Of course, the Orthodox church doesn’t ordain women, whereas Lutherans and Anglicans do. When Archbishop Welby traveled to Rome in October of this year, the Anglican ordination of women was listed as a “serious obstacle” to communion between Anglicans and Roman Catholics. One source noted that no female Anglican clergy were present at a Vespers service co-led by Welby and Francis, implying that women clergy were hidden away so as not to cause a disruption.

The pope certainly seemed comfortable around Archbishop Jackelen in Sweden, so perhaps the question is this: for a man who talks so much about women being able to do “many things better than men,” as he did on the papal plane today, why can’t he conceive of one of those things being the priesthood? Pope Francis repeated again today his idea of the “feminine dimension” of the Catholic church being represented by Mary, and also said once again that Mary is “more important” to the spirituality of the church than the apostles on Pentecost.

What the pope is neglecting to acknowledge, however, is that Pentecost would never have happened if Mary Magdelene hadn’t been the first witness to the resurrection; if early church leaders like Priscilla, Chloe, Lydia and Phoebe hadn’t provided finances and safety to the apostles; if women weren’t the majority of lay people still propping up the church today.

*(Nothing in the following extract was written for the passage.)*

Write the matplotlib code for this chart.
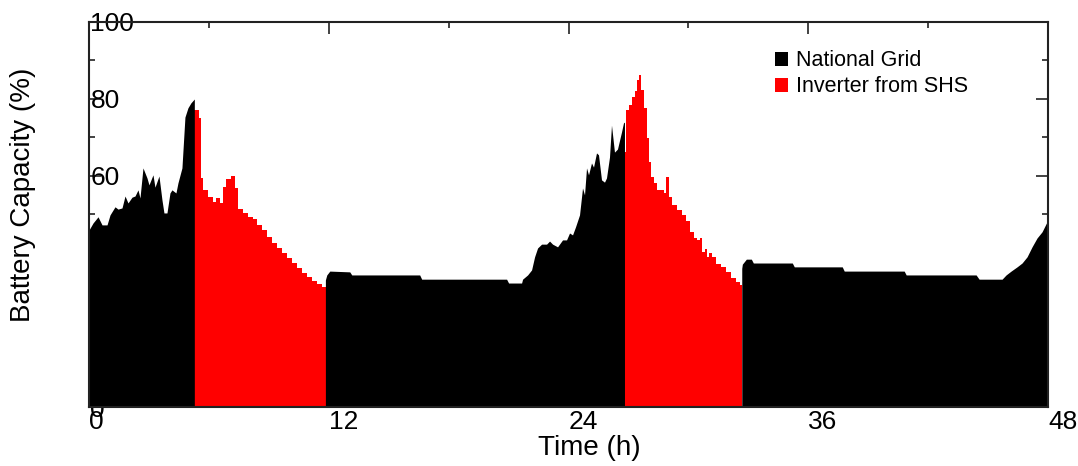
import matplotlib
matplotlib.use("Agg")
import matplotlib.pyplot as plt
from matplotlib.patches import Patch
from matplotlib.ticker import MultipleLocator

plt.rcParams['font.family'] = ['Liberation Sans', 'DejaVu Sans']

# battery capacity (%) vs time (h), one list per source period
grid1_t = [0.0, 0.2, 0.45, 0.65, 0.9, 1.05, 1.3, 1.45, 1.65, 1.8, 1.95, 2.15, 2.3, 2.45,
           2.55, 2.7, 2.9, 3.0, 3.2, 3.3, 3.5, 3.65, 3.75, 3.9, 4.05, 4.15, 4.35, 4.45,
           4.65, 4.8, 4.95, 5.1, 5.27]
grid1_c = [46.0, 47.8, 49.4, 47.3, 47.3, 49.9, 52.0, 51.4, 51.7, 54.8, 53.0, 54.5, 54.8, 56.4,
           54.3, 62.1, 59.5, 57.7, 60.3, 57.1, 60.0, 53.8, 50.4, 50.4, 55.6, 56.4, 55.6, 58.2,
           62.1, 75.3, 77.7, 79.0, 80.0]

inv1_t = [5.27, 5.4, 5.5, 5.6, 5.7, 5.95, 6.2, 6.35, 6.55, 6.7, 6.85, 7.1, 7.3, 7.45, 7.7,
          7.95, 8.2, 8.4, 8.65, 8.9, 9.15, 9.4, 9.65, 9.9, 10.15, 10.4, 10.65, 10.9, 11.15,
          11.4, 11.65, 11.85]
inv1_c = [77.1, 77.1, 75.0, 59.5, 56.4, 54.5, 53.2, 54.3, 53.0, 57.1, 59.2, 60.0, 56.9, 51.4, 50.4,
          49.4, 48.8, 47.3, 46.0, 44.2, 42.6, 41.3, 40.0, 38.7, 37.4, 36.1, 34.8, 33.8, 32.7,
          31.9, 31.2, 30.4]

grid2_t = [11.83, 11.9, 12.05, 13.05, 13.15, 16.55, 16.65, 20.9, 21.0, 21.65, 21.7, 21.95,
           22.15, 22.3, 22.45, 22.65, 22.9, 23.05, 23.2, 23.45, 23.7, 23.9, 24.05, 24.2,
           24.35, 24.55, 24.7, 24.8, 24.9, 25.0, 25.15, 25.25, 25.4, 25.5, 25.65, 25.8,
           25.9, 26.05, 26.15, 26.3, 26.45, 26.65, 26.75, 26.8]
grid2_c = [33.0, 34.3, 35.3, 35.1, 34.3, 34.3, 33.2, 33.2, 32.2, 32.2, 33.2, 34.3,
           35.6, 39.0, 41.3, 42.3, 42.3, 43.1, 42.3, 41.6, 43.4, 43.4, 45.2, 44.7,
           46.8, 49.9, 56.9, 55.1, 62.1, 60.3, 63.4, 62.3, 66.0, 65.5, 59.0, 58.4,
           59.5, 64.9, 73.2, 66.2, 67.0, 71.4, 73.8, 74.0]

inv2_t = [26.8, 26.9, 27.05, 27.2, 27.35, 27.45, 27.55, 27.65, 27.8, 27.95, 28.05, 28.15,
          28.3, 28.45, 28.65, 28.8, 28.9, 29.05, 29.2, 29.45, 29.7, 29.9, 30.1, 30.3, 30.45,
          30.6, 30.7, 30.85, 30.95, 31.05, 31.2, 31.4, 31.65, 31.9, 32.15, 32.4, 32.6, 32.69]
inv2_c = [66.2, 77.1, 78.4, 80.5, 82.0, 84.9, 86.2, 82.3, 77.7, 69.9, 63.6, 59.7,
          58.2, 56.4, 56.4, 55.6, 59.7, 54.5, 52.5, 51.2, 49.9, 48.3, 45.5, 43.9, 43.4,
          43.9, 40.3, 41.0, 39.0, 40.0, 39.0, 37.1, 36.4, 35.1, 33.5, 32.5, 31.7, 31.7]

grid3_t = [32.67, 32.7, 32.9, 33.15, 33.25, 35.2, 35.3, 37.7, 37.8, 40.8, 40.9, 44.4, 44.55,
           45.7, 45.9, 46.15, 46.45, 46.7, 46.95, 47.2, 47.45, 47.7, 47.95, 48.0]
grid3_c = [36.0, 37.1, 38.4, 38.4, 37.4, 37.4, 36.4, 36.4, 35.3, 35.3, 34.3, 34.3, 33.2,
           33.2, 34.3, 35.3, 36.4, 37.4, 39.0, 41.6, 43.9, 45.5, 48.1, 48.5]

grid_segments = [(grid1_t, grid1_c), (grid2_t, grid2_c), (grid3_t, grid3_c)]
inverter_segments = [(inv1_t, inv1_c), (inv2_t, inv2_c)]

legend_labels = ['National Grid', 'Inverter from SHS']
x_ticks = [0, 12, 24, 36, 48]
y_ticks = [0, 20, 40, 60, 80, 100]

fig = plt.figure(figsize=(10.78, 4.66), dpi=100)
ax = fig.add_axes([0.0826, 0.1266, 0.8896, 0.8262])

for t, c in inverter_segments:
    ax.fill_between(t, 0, c, color='#ff0000', linewidth=0, step='post', zorder=2)
for t, c in grid_segments:
    ax.fill_between(t, 0, c, color='black', linewidth=0, zorder=2)

ax.set_xlim(0, 48)
ax.set_ylim(0, 100)
ax.set_xticks(x_ticks)
ax.set_yticks(y_ticks)
ax.xaxis.set_minor_locator(MultipleLocator(6))
ax.yaxis.set_minor_locator(MultipleLocator(10))
ax.tick_params(which='both', direction='in', top=True, right=True, width=1.2, color='#222222')
ax.tick_params(which='major', length=8.5)
ax.tick_params(which='minor', length=4.5)
ax.tick_params(axis='y', labelsize=19, pad=-1)
ax.tick_params(axis='x', labelsize=19, pad=2)
for lab in ax.get_yticklabels():
    lab.set_ha('left')
for lab in ax.get_xticklabels():
    lab.set_ha('left')

for sp in ax.spines.values():
    sp.set_linewidth(1.5)
    sp.set_color('#222222')

ax.set_xlabel('Time (h)', fontsize=20)
ax.set_ylabel('Battery Capacity (%)', fontsize=20)
ax.xaxis.set_label_coords(0.522, -0.074)
ax.yaxis.set_label_coords(-0.055, 0.55)

handles = [Patch(facecolor='black', edgecolor='none'),
           Patch(facecolor='#ff0000', edgecolor='none')]
ax.legend(handles, legend_labels, loc='upper left', bbox_to_anchor=(0.715, 0.926),
          frameon=False, fontsize=15.5, handlelength=0.62, handleheight=0.62,
          handletextpad=0.35, labelspacing=0.22, borderpad=0, borderaxespad=0)

fig.savefig('out.png', dpi=100)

The Vatican likes to think that it is built on stone, and any pilgrim walking into Saint Peter’s can look into the depths of its catacombs. But in those same catacombs are depictions of a woman wearing a dalmatic with her hands in the “orans” position used by priests during consecration at mass. Francis and the church’s continuous denial of this history and the shifts occurring all around them means the Catholic church is not a house of stone, it’s a house of cards. And more denial of women’s vocations will only exacerbate the danger of its total collapse.